Where a paucity of commercial, industrial, or technological data or significant barriers to economic development exists, new research and data collection will assist decision making by industry and public interests. Grid and rail expansion require better information on railroad rights-of-way, system requirements, energy demand, system interconnection, and more coordinated state siting requirements, that can address the drag on new projects, such as the co-location of charging facilities, electric generation and transmission facilities, or data centers within transportation geospatial assets.
Major research projects, long absent from rail infrastructure planning, can stimulate new economic activity. The Federal Railroad Administration’s recent study “Cost and Benefit Framework for Modern Railway Electrification Options,” together with new industry experience co-locating rail and electric facilities, demonstrate the feasibility of deploying more efficient electric generation and transmission resources for locomotive power, ways to identify the cost and benefits of overcoming uneconomic barriers, methods of reducing costs, development timelines, and the operational risks of transmission colocation. Rail system electrification, starting with components (e.g., switchyards, substations, branch lines) is necessarily ‘incremental.’
The BNSF-owned corridor between San Bernardino and Barstow offers a power transmission path which connects the nation’s 2nd large metropolitan area with the tremendous solar and wind energy resources of the Mojave Desert.

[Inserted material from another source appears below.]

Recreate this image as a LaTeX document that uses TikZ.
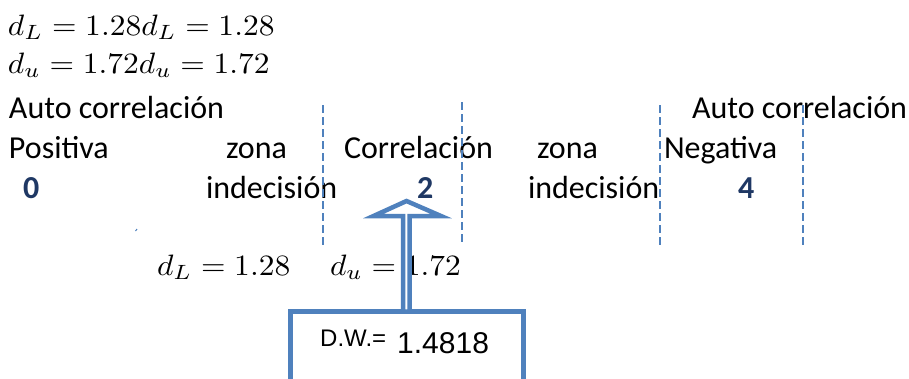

The Northeast quadrant of the U.S. is where American rail started about 250 years ago, growing chaotically with competing lines offering dense, often duplicate coverage for both passenger and freight service. It is the home of the “Northeast Corridor” (NEC) connecting Boston to Washington, D.C., which hosts North America’s longest stretch of electrically powered railroad. In addition to the NEC’s owner Amtrak, there are regional passenger rail systems serving Atlantic coastal cities, mostly also electrically powered and sharing some Amtrak-owned track.
Private freight/ public passenger lines. Freight rail moves over three major (Class I) railroads - CSX, Canadian National, and Norfolk Southern - and dozens of smaller Class II and III railroads also known as ‘shortlines’, a mix of independents and subsidiaries of rail holding companies. Freight rail locomotives are (currently) - exclusively diesel-powered. Freight is a secondary consideration on the Northeast Corridor but in other areas of the Northeast faster electrified locomotives would help bridge the speed differential between freight and passenger trains, thus allowing for more traffic overall.
Existing Rights of Way as a grid addition. Shared use of linear railroad estate for communications and energy infrastructure is a practical approach to enhancing these critical networks. With the electric grid in major need of expansion, facilities siting and permitting is both a national policy and operational challenge and a business opportunity. Highways and pipeline networks offer other, perhaps less desirable, opportunities for electric transmission co-location. In the most demographically and industrially congested areas of the country, it is critically important to coordinate the safe and reliable delivery of electricity compatibly with heavy freight, and regional passenger forms of rail.
Example Project: Champlain Hudson Power Express. The use of railroad rights-of-way for hosting buried high voltage lines (500kV, HVDC) is being pioneered in the Northeast by the Champlain Hudson Power Express (CHPE). This line will soon deliver low-cost Quebec hydropower across the Canada-U.S. border to its southern terminus in New York City, in part (significantly) along 100 miles of CSX right-of-way presenting a practical demonstration that rail operations need not be impeded by such installation.